_Written task_
Repeat the material below word for word and leave out all pictures.

_Information shown_
┄┄┄┄┄┄
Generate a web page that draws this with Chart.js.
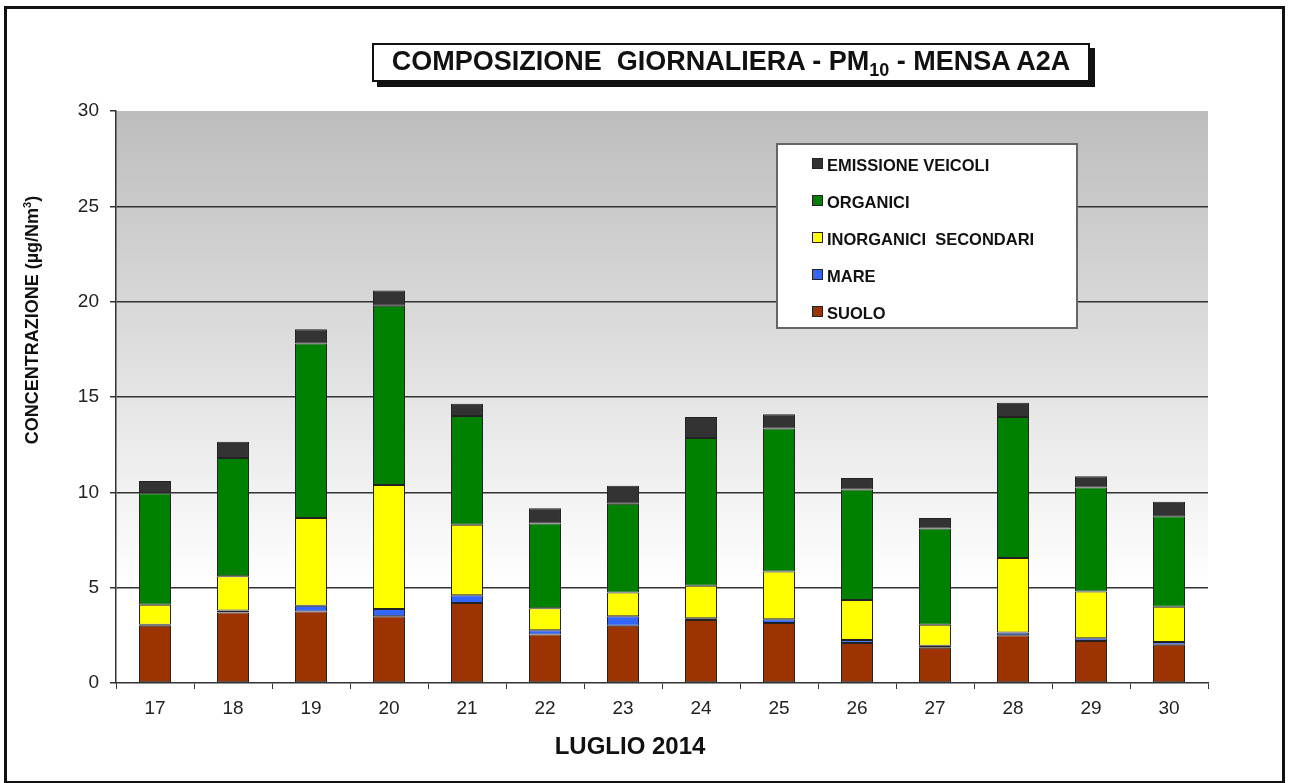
<!DOCTYPE html>
<html>
<head>
<meta charset="utf-8">
<script src="https://cdn.jsdelivr.net/npm/chart.js@4.4.1/dist/chart.umd.min.js"></script>
<style>
  html, body { margin: 0; padding: 0; background: #fff; }
  #wrap { position: relative; width: 1289px; height: 783px; overflow: hidden; font-family: 'Liberation Sans', Arial, sans-serif; color: #111; }
  #frame { position: absolute; left: 4px; top: 6px; width: 1281px; height: 778px; border: 3px solid #111; box-sizing: border-box; }
  #chart { position: absolute; left: 0; top: 0; }
  #title { position: absolute; left: 372px; top: 43px; width: 718px; height: 39px; border: 2px solid #111; box-sizing: border-box; background: #fff; box-shadow: 5px 5px 0 #111; font-weight: bold; font-size: 27px; line-height: 33px; text-align: center; white-space: nowrap; }
  #title sub { font-size: 18px; line-height: 0; vertical-align: -6px; }
  #legend { position: absolute; left: 776px; top: 143px; width: 302px; height: 186px; border: 2px solid #666; box-sizing: border-box; background: #fff; }
  #legend div { position: absolute; left: 34px; height: 20px; line-height: 20px; font-weight: bold; font-size: 16.5px; white-space: pre; }
  #legend span { display: inline-block; width: 9px; height: 9px; border: 1px solid #222; margin-right: 4px; vertical-align: 2px; }
  #ytitle { position: absolute; left: 32px; top: 320px; transform: translate(-50%, -50%) rotate(-90deg); font-weight: bold; font-size: 18px; white-space: nowrap; }
  #ytitle sup { font-size: 11px; line-height: 0; }
  #xtitle { position: absolute; left: 630px; top: 746px; transform: translate(-50%, -50%); font-weight: bold; font-size: 24px; white-space: nowrap; }
</style>
</head>
<body>
<div id="wrap">
  <canvas id="chart" width="1289" height="783"></canvas>
  <div id="frame"></div>
  <div id="title">COMPOSIZIONE&nbsp; GIORNALIERA - PM<sub>10</sub> - MENSA A2A</div>
  <div id="legend"></div>
  <div id="ytitle">CONCENTRAZIONE (µg/Nm<sup>3</sup>)</div>
  <div id="xtitle">LUGLIO 2014</div>
</div>
<script>
// giorni di luglio 2014
const days = ['17', '18', '19', '20', '21', '22', '23', '24', '25', '26', '27', '28', '29', '30'];

// contributi per sorgente (µg/Nm3), dal basso verso l'alto
const suolo      = [3.0, 3.7, 3.75, 3.5, 4.2, 2.55, 3.0, 3.3, 3.15, 2.1, 1.85, 2.5, 2.2, 2.0];
const mare       = [0.05, 0.1, 0.3, 0.38, 0.4, 0.22, 0.5, 0.1, 0.2, 0.15, 0.1, 0.15, 0.15, 0.15];
const inorganici = [1.05, 1.8, 4.6, 6.5, 3.7, 1.15, 1.25, 1.7, 2.5, 2.1, 1.1, 3.9, 2.45, 1.85];
const organici   = [5.85, 6.2, 9.15, 9.4, 5.7, 4.45, 4.65, 7.75, 7.5, 5.8, 5.05, 7.4, 5.45, 4.75];
const veicoli    = [0.65, 0.85, 0.75, 0.8, 0.65, 0.8, 0.95, 1.1, 0.75, 0.6, 0.55, 0.75, 0.6, 0.75];

const yTicks = [0, 5, 10, 15, 20, 25, 30];

function serie(label, data, color) {
    return {
        label: label,
        data: data,
        backgroundColor: color,
        borderColor: '#222',
        borderWidth: 1,
        borderSkipped: false,
        categoryPercentage: 1,
        barPercentage: 0.41
    };
}

const datasets = [
    serie('SUOLO', suolo, '#9c3300'),
    serie('MARE', mare, '#3366ff'),
    serie('INORGANICI  SECONDARI', inorganici, '#ffff00'),
    serie('ORGANICI', organici, '#008000'),
    serie('EMISSIONE VEICOLI', veicoli, '#333333')
];

// sfondo grigio sfumato dell'area del grafico
const plotBackground = {
    id: 'plotBackground',
    beforeDraw(chart) {
        const { ctx, chartArea: a, scales } = chart;
        const g = ctx.createLinearGradient(0, a.top, 0, scales.y.getPixelForValue(5));
        g.addColorStop(0, '#bdbdbd');
        g.addColorStop(1, '#ffffff');
        ctx.save();
        ctx.fillStyle = g;
        ctx.fillRect(a.left, a.top, a.right - a.left, a.bottom - a.top);
        ctx.restore();
    }
};

const chart = new Chart(document.getElementById('chart'), {
    type: 'bar',
    data: { labels: days, datasets: datasets },
    options: {
        responsive: false,
        animation: false,
        devicePixelRatio: 1,
        layout: { padding: { left: 56, top: 111, right: 81, bottom: 60 } },
        plugins: {
            legend: { display: false },
            tooltip: { enabled: false }
        },
        scales: {
            x: {
                stacked: true,
                afterFit: (scale) => { scale.height = 40; },
                grid: {
                    drawOnChartArea: false,
                    offset: true,
                    tickLength: 6,
                    color: '#333',
                    lineWidth: 1
                },
                border: { color: '#333', width: 1.5 },
                ticks: {
                    color: '#222',
                    padding: 8,
                    font: { family: 'Liberation Sans', size: 19 }
                }
            },
            y: {
                stacked: true,
                min: 0,
                max: 30,
                afterFit: (scale) => { scale.width = 60; },
                afterBuildTicks: (scale) => { scale.ticks = yTicks.map(v => ({ value: v })); },
                grid: {
                    color: (context) => (context.tick.value === 0 || context.tick.value === 30) ? 'rgba(0,0,0,0)' : '#333',
                    lineWidth: 1.5,
                    tickColor: '#333',
                    tickLength: 6
                },
                border: { color: '#333', width: 1.5 },
                ticks: {
                    color: '#222',
                    padding: 11,
                    font: { family: 'Liberation Sans', size: 19 }
                }
            }
        }
    },
    plugins: [plotBackground]
});

// legenda nel riquadro, ordine inverso rispetto all'impilamento
const legend = document.getElementById('legend');
chart.data.datasets.slice().reverse().forEach((ds, i) => {
    const row = document.createElement('div');
    row.style.top = (10 + i * 37) + 'px';
    const box = document.createElement('span');
    box.style.background = ds.backgroundColor;
    row.appendChild(box);
    row.appendChild(document.createTextNode(ds.label));
    legend.appendChild(row);
});
</script>
</body>
</html>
┄┄┄┄┄┄
_Task solution_
Generate a web page that draws this with Chart.js.
<!DOCTYPE html>
<html>
<head>
<meta charset="utf-8">
<script src="https://cdn.jsdelivr.net/npm/chart.js@4.4.1/dist/chart.umd.min.js"></script>
<style>
  html, body { margin: 0; padding: 0; background: #fff; }
  #wrap { position: relative; width: 1289px; height: 783px; overflow: hidden; font-family: 'Liberation Sans', Arial, sans-serif; color: #111; }
  #frame { position: absolute; left: 4px; top: 6px; width: 1281px; height: 778px; border: 3px solid #111; box-sizing: border-box; }
  #chart { position: absolute; left: 0; top: 0; }
  #title { position: absolute; left: 372px; top: 43px; width: 718px; height: 39px; border: 2px solid #111; box-sizing: border-box; background: #fff; box-shadow: 5px 5px 0 #111; font-weight: bold; font-size: 27px; line-height: 33px; text-align: center; white-space: nowrap; }
  #title sub { font-size: 18px; line-height: 0; vertical-align: -6px; }
  #legend { position: absolute; left: 776px; top: 143px; width: 302px; height: 186px; border: 2px solid #666; box-sizing: border-box; background: #fff; }
  #legend div { position: absolute; left: 34px; height: 20px; line-height: 20px; font-weight: bold; font-size: 16.5px; white-space: pre; }
  #legend span { display: inline-block; width: 9px; height: 9px; border: 1px solid #222; margin-right: 4px; vertical-align: 2px; }
  #ytitle { position: absolute; left: 32px; top: 320px; transform: translate(-50%, -50%) rotate(-90deg); font-weight: bold; font-size: 18px; white-space: nowrap; }
  #ytitle sup { font-size: 11px; line-height: 0; }
  #xtitle { position: absolute; left: 630px; top: 746px; transform: translate(-50%, -50%); font-weight: bold; font-size: 24px; white-space: nowrap; }
</style>
</head>
<body>
<div id="wrap">
  <canvas id="chart" width="1289" height="783"></canvas>
  <div id="frame"></div>
  <div id="title">COMPOSIZIONE&nbsp; GIORNALIERA - PM<sub>10</sub> - MENSA A2A</div>
  <div id="legend"></div>
  <div id="ytitle">CONCENTRAZIONE (µg/Nm<sup>3</sup>)</div>
  <div id="xtitle">LUGLIO 2014</div>
</div>
<script>
// giorni di luglio 2014
const days = ['17', '18', '19', '20', '21', '22', '23', '24', '25', '26', '27', '28', '29', '30'];

// contributi per sorgente (µg/Nm3), dal basso verso l'alto
const suolo      = [3.0, 3.7, 3.75, 3.5, 4.2, 2.55, 3.0, 3.3, 3.15, 2.1, 1.85, 2.5, 2.2, 2.0];
const mare       = [0.05, 0.1, 0.3, 0.38, 0.4, 0.22, 0.5, 0.1, 0.2, 0.15, 0.1, 0.15, 0.15, 0.15];
const inorganici = [1.05, 1.8, 4.6, 6.5, 3.7, 1.15, 1.25, 1.7, 2.5, 2.1, 1.1, 3.9, 2.45, 1.85];
const organici   = [5.85, 6.2, 9.15, 9.4, 5.7, 4.45, 4.65, 7.75, 7.5, 5.8, 5.05, 7.4, 5.45, 4.75];
const veicoli    = [0.65, 0.85, 0.75, 0.8, 0.65, 0.8, 0.95, 1.1, 0.75, 0.6, 0.55, 0.75, 0.6, 0.75];

const yTicks = [0, 5, 10, 15, 20, 25, 30];

function serie(label, data, color) {
    return {
        label: label,
        data: data,
        backgroundColor: color,
        borderColor: '#222',
        borderWidth: 1,
        borderSkipped: false,
        categoryPercentage: 1,
        barPercentage: 0.41
    };
}

const datasets = [
    serie('SUOLO', suolo, '#9c3300'),
    serie('MARE', mare, '#3366ff'),
    serie('INORGANICI  SECONDARI', inorganici, '#ffff00'),
    serie('ORGANICI', organici, '#008000'),
    serie('EMISSIONE VEICOLI', veicoli, '#333333')
];

// sfondo grigio sfumato dell'area del grafico
const plotBackground = {
    id: 'plotBackground',
    beforeDraw(chart) {
        const { ctx, chartArea: a, scales } = chart;
        const g = ctx.createLinearGradient(0, a.top, 0, scales.y.getPixelForValue(5));
        g.addColorStop(0, '#bdbdbd');
        g.addColorStop(1, '#ffffff');
        ctx.save();
        ctx.fillStyle = g;
        ctx.fillRect(a.left, a.top, a.right - a.left, a.bottom - a.top);
        ctx.restore();
    }
};

const chart = new Chart(document.getElementById('chart'), {
    type: 'bar',
    data: { labels: days, datasets: datasets },
    options: {
        responsive: false,
        animation: false,
        devicePixelRatio: 1,
        layout: { padding: { left: 56, top: 111, right: 81, bottom: 60 } },
        plugins: {
            legend: { display: false },
            tooltip: { enabled: false }
        },
        scales: {
            x: {
                stacked: true,
                afterFit: (scale) => { scale.height = 40; },
                grid: {
                    drawOnChartArea: false,
                    offset: true,
                    tickLength: 6,
                    color: '#333',
                    lineWidth: 1
                },
                border: { color: '#333', width: 1.5 },
                ticks: {
                    color: '#222',
                    padding: 8,
                    font: { family: 'Liberation Sans', size: 19 }
                }
            },
            y: {
                stacked: true,
                min: 0,
                max: 30,
                afterFit: (scale) => { scale.width = 60; },
                afterBuildTicks: (scale) => { scale.ticks = yTicks.map(v => ({ value: v })); },
                grid: {
                    color: (context) => (context.tick.value === 0 || context.tick.value === 30) ? 'rgba(0,0,0,0)' : '#333',
                    lineWidth: 1.5,
                    tickColor: '#333',
                    tickLength: 6
                },
                border: { color: '#333', width: 1.5 },
                ticks: {
                    color: '#222',
                    padding: 11,
                    font: { family: 'Liberation Sans', size: 19 }
                }
            }
        }
    },
    plugins: [plotBackground]
});

// legenda nel riquadro, ordine inverso rispetto all'impilamento
const legend = document.getElementById('legend');
chart.data.datasets.slice().reverse().forEach((ds, i) => {
    const row = document.createElement('div');
    row.style.top = (10 + i * 37) + 'px';
    const box = document.createElement('span');
    box.style.background = ds.backgroundColor;
    row.appendChild(box);
    row.appendChild(document.createTextNode(ds.label));
    legend.appendChild(row);
});
</script>
</body>
</html>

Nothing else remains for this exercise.